* Problem to solve *
A verbatim copy is needed of the lines from the one containing "Recreate this image" down to the one containing "0.57, 0.33, 0.37];", inclusive. Print it with no pictures.

* Records provided *
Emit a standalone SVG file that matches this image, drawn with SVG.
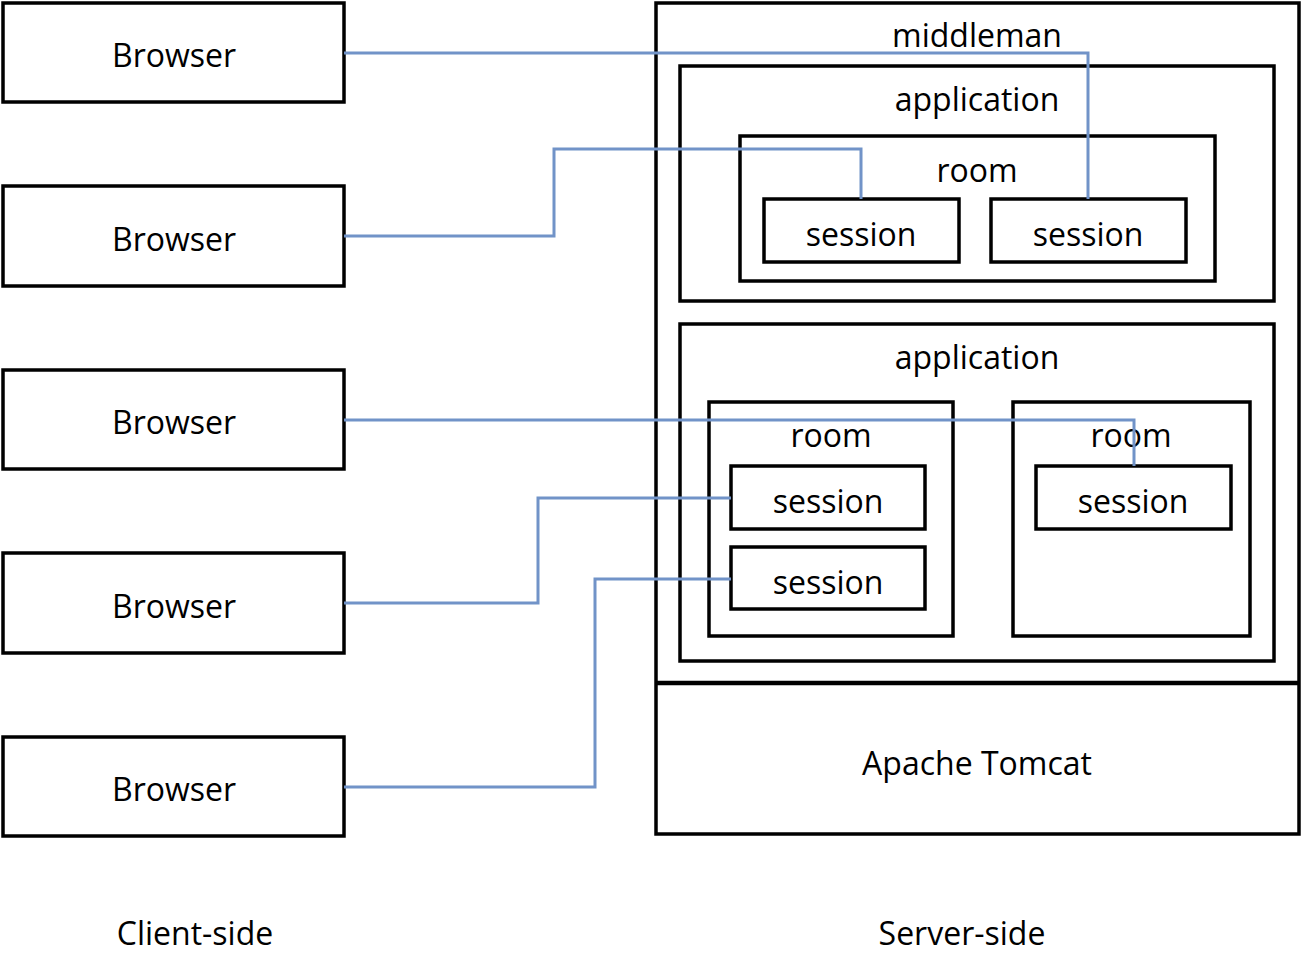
<svg xmlns="http://www.w3.org/2000/svg" width="1302" height="960" viewBox="0 0 1302 960">
<style>
.box{fill:none;stroke:#000;stroke-width:3.5}
.t{font-family:"Open Sans","Noto Sans",sans-serif;font-size:32px;fill:#000;text-anchor:middle}
.c{fill:none;stroke:#7193c8;stroke-width:3}
</style>
<rect width="1302" height="960" fill="#fff"/>
<g id="browser1"><rect class="box" x="3" y="3" width="341" height="99"/><text class="t" x="174" y="67">Browser</text></g>
<g id="browser2"><rect class="box" x="3" y="186" width="341" height="100"/><text class="t" x="174" y="251">Browser</text></g>
<g id="browser3"><rect class="box" x="3" y="370" width="341" height="99"/><text class="t" x="174" y="434">Browser</text></g>
<g id="browser4"><rect class="box" x="3" y="553" width="341" height="100"/><text class="t" x="174" y="618">Browser</text></g>
<g id="browser5"><rect class="box" x="3" y="737" width="341" height="99"/><text class="t" x="174" y="801">Browser</text></g>
<g id="server"><rect class="box" x="656" y="3" width="643" height="831"/><line x1="656" y1="683" x2="1299" y2="683" stroke="#000" stroke-width="4.5"/></g>
<g id="middleman"><text class="t" x="977" y="47">middleman</text></g>
<g id="application1"><rect class="box" x="680" y="66" width="594" height="235"/><text class="t" x="977" y="111">application</text></g>
<g id="room1"><rect class="box" x="740" y="136" width="475" height="145"/><text class="t" x="977" y="182">room</text></g>
<g id="session1"><rect class="box" x="764" y="199" width="195" height="63"/><text class="t" x="861" y="246">session</text></g>
<g id="session2"><rect class="box" x="991" y="199" width="195" height="63"/><text class="t" x="1088" y="246">session</text></g>
<g id="application2"><rect class="box" x="680" y="324" width="594" height="337"/><text class="t" x="977" y="369">application</text></g>
<g id="room2"><rect class="box" x="709" y="402" width="244" height="234"/><text class="t" x="831" y="447">room</text></g>
<g id="session3"><rect class="box" x="731" y="466" width="194" height="63"/><text class="t" x="828" y="513">session</text></g>
<g id="session4"><rect class="box" x="731" y="547" width="194" height="62"/><text class="t" x="828" y="594">session</text></g>
<g id="room3"><rect class="box" x="1013" y="402" width="237" height="234"/><text class="t" x="1131" y="447">room</text></g>
<g id="session5"><rect class="box" x="1036" y="466" width="195" height="63"/><text class="t" x="1133" y="513">session</text></g>
<g id="tomcat"><text class="t" x="977" y="775">Apache Tomcat</text></g>
<g id="labels"><text class="t" x="195" y="945">Client-side</text><text class="t" x="962" y="945">Server-side</text></g>
<g id="connectors">
<polyline class="c" points="344,53 1088,53 1088,199"/>
<polyline class="c" points="344,236 554,236 554,149 861,149 861,199"/>
<polyline class="c" points="344,420 1134,420 1134,466"/>
<polyline class="c" points="344,603 538,603 538,498 731,498"/>
<polyline class="c" points="344,787 595,787 595,579 731,579"/>
</g>
</svg>
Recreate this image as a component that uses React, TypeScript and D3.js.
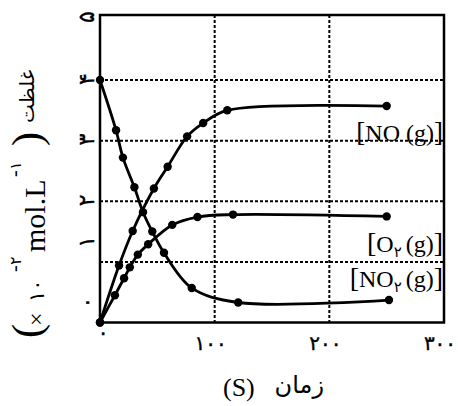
import React from "react";
import * as d3 from "d3";

const W = 458;
const H = 406;

// Data (time in s, concentration ×10^-2 mol/L)
const noTimes = [0, 16.6, 28.5, 47, 59, 76, 90, 111, 250];
const noValues = [0, 0.94, 1.51, 2.21, 2.57, 3.07, 3.29, 3.5, 3.57];

const o2Times = [0, 13, 21, 26, 33, 42, 63, 85, 116, 250];
const o2Values = [0, 0.45, 0.73, 0.91, 1.12, 1.29, 1.61, 1.74, 1.78, 1.75];

const no2Times = [0, 14, 20, 30, 37.5, 45.6, 55.8, 80, 120.5, 252];
const no2Values = [4.0, 3.17, 2.72, 2.23, 1.82, 1.5, 1.15, 0.57, 0.33, 0.37];

const xTicks = [0, 100, 200, 300];
const xTickLabels = ["۰", "۱۰۰", "۲۰۰", "۳۰۰"];
const yTicks = [0, 1, 2, 3, 4, 5];
const yTickLabels = ["۰", "۱", "۲", "۳", "۴", "۵"];
const xGrid = [100, 200];
const yGrid = [1, 2, 3, 4];

const serif = "'Liberation Serif','Times New Roman',serif";
const pers = "'DejaVu Sans',sans-serif";

export default function App() {
  const x = d3.scaleLinear().domain([0, 300]).range([100, 444]);
  const y = d3.scaleLinear().domain([0, 4]).range([322.5, 80]);
  const top = 15;

  const line = d3
    .line<[number, number]>()
    .x((d) => x(d[0]))
    .y((d) => y(d[1]))
    .curve(d3.curveCatmullRom.alpha(0.5));

  const series = [
    { t: noTimes, v: noValues },
    { t: o2Times, v: o2Values },
    { t: no2Times, v: no2Values },
  ].map((s) => s.t.map((t, i) => [t, s.v[i]] as [number, number]));

  return (
    <div style={{ position: "absolute", left: 0, top: 0 }}>
      <svg width={W} height={H} style={{ display: "block", background: "#fff" }}>
        {/* grid */}
        {xGrid.map((g) => (
          <line key={"gx" + g} x1={x(g)} x2={x(g)} y1={top} y2={y(0)} stroke="#000" strokeWidth={2} strokeDasharray="3,2" />
        ))}
        {yGrid.map((g) => (
          <line key={"gy" + g} x1={x(0)} x2={x(300)} y1={y(g)} y2={y(g)} stroke="#000" strokeWidth={2} strokeDasharray="3,2" />
        ))}
        {/* frame */}
        <rect x={x(0)} y={top} width={x(300) - x(0)} height={y(0) - top} fill="none" stroke="#000" strokeWidth={2.5} />

        {/* curves */}
        {series.map((pts, i) => (
          <g key={"s" + i}>
            <path d={line(pts) || ""} fill="none" stroke="#000" strokeWidth={2.8} />
            {pts.map((p, j) => (
              <circle key={j} cx={x(p[0])} cy={y(p[1])} r={4.2} fill="#000" />
            ))}
          </g>
        ))}

        {/* x tick labels */}
        {xTicks.map((t, i) => (
          <text
            key={"xt" + t}
            x={i === 0 ? x(t) + 3 : x(t) - 4}
            y={i === 0 ? 339 : 350}
            textAnchor="middle"
            fontFamily={pers}
            fontSize={20}
            stroke="#000"
            strokeWidth={0.4}
            fill="#000"
          >
            {xTickLabels[i]}
          </text>
        ))}

        {/* y tick labels (rotated) */}
        {yTicks.map((t, i) => {
          const yy = t === 5 ? top + 2 : t <= 1 ? y(t) - 20 : y(t) - 1;
          return (
            <text
              key={"yt" + t}
              transform={`translate(94,${yy}) rotate(-90)`}
              textAnchor="middle"
              fontFamily={pers}
              fontSize={22}
              stroke="#000"
              strokeWidth={0.4}
              fill="#000"
            >
              {yTickLabels[i]}
            </text>
          );
        })}

        {/* x axis title */}
        <text x={223} y={396} fontFamily={serif} fontSize={26} fill="#000">(S)</text>
        <text x={324} y={393} textAnchor="end" fontFamily={pers} fontSize={24} fill="#000">زمان</text>

        {/* y axis title (rotated) */}
        <g transform="translate(0,340) rotate(-90)">
          <text x={2} y={41} fontFamily={serif} fontSize={42} fill="#000">(</text>
          <text x={14} y={44} fontFamily={serif} fontSize={24} fill="#000">×</text>
          <text x={38} y={44} fontFamily={pers} fontSize={21} fill="#000">۱۰</text>
          <text x={68} y={21} fontFamily={serif} fontSize={20} fill="#000">-</text>
          <text x={75} y={21} fontFamily={pers} fontSize={16} fill="#000">۲</text>
          <text x={88} y={45} fontFamily={serif} fontSize={30} fill="#000">mol.L</text>
          <text x={163} y={21} fontFamily={serif} fontSize={20} fill="#000">-</text>
          <text x={170} y={21} fontFamily={pers} fontSize={16} fill="#000">۱</text>
          <text x={194} y={41} fontFamily={serif} fontSize={42} fill="#000">)</text>
          <text x={217} y={34} fontFamily={pers} fontSize={20} fill="#000">غلظت</text>
        </g>

        {/* series labels */}
        <text x={443} y={141} textAnchor="end" fontFamily={serif} fontSize={24} fill="#000">
          <tspan fontSize={27}>[</tspan>NO<tspan dx={6}>(g)</tspan><tspan fontSize={27}>]</tspan>
        </text>
        <text x={443} y={252} textAnchor="end" fontFamily={serif} fontSize={24} fill="#000">
          <tspan fontSize={28}>[</tspan>O<tspan fontFamily={pers} fontSize={15} dy={5}>۲</tspan>
          <tspan dy={-5} dx={4}>(g)</tspan><tspan fontSize={28}>]</tspan>
        </text>
        <text x={443} y={287} textAnchor="end" fontFamily={serif} fontSize={24} fill="#000">
          <tspan fontSize={28}>[</tspan>NO<tspan fontFamily={pers} fontSize={15} dy={5}>۲</tspan>
          <tspan dy={-5} dx={4}>(g)</tspan><tspan fontSize={28}>]</tspan>
        </text>
      </svg>
    </div>
  );
}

* Final result *
Recreate this image as a component that uses React, TypeScript and D3.js.
import React from "react";
import * as d3 from "d3";

const W = 458;
const H = 406;

// Data (time in s, concentration ×10^-2 mol/L)
const noTimes = [0, 16.6, 28.5, 47, 59, 76, 90, 111, 250];
const noValues = [0, 0.94, 1.51, 2.21, 2.57, 3.07, 3.29, 3.5, 3.57];

const o2Times = [0, 13, 21, 26, 33, 42, 63, 85, 116, 250];
const o2Values = [0, 0.45, 0.73, 0.91, 1.12, 1.29, 1.61, 1.74, 1.78, 1.75];

const no2Times = [0, 14, 20, 30, 37.5, 45.6, 55.8, 80, 120.5, 252];
const no2Values = [4.0, 3.17, 2.72, 2.23, 1.82, 1.5, 1.15, 0.57, 0.33, 0.37];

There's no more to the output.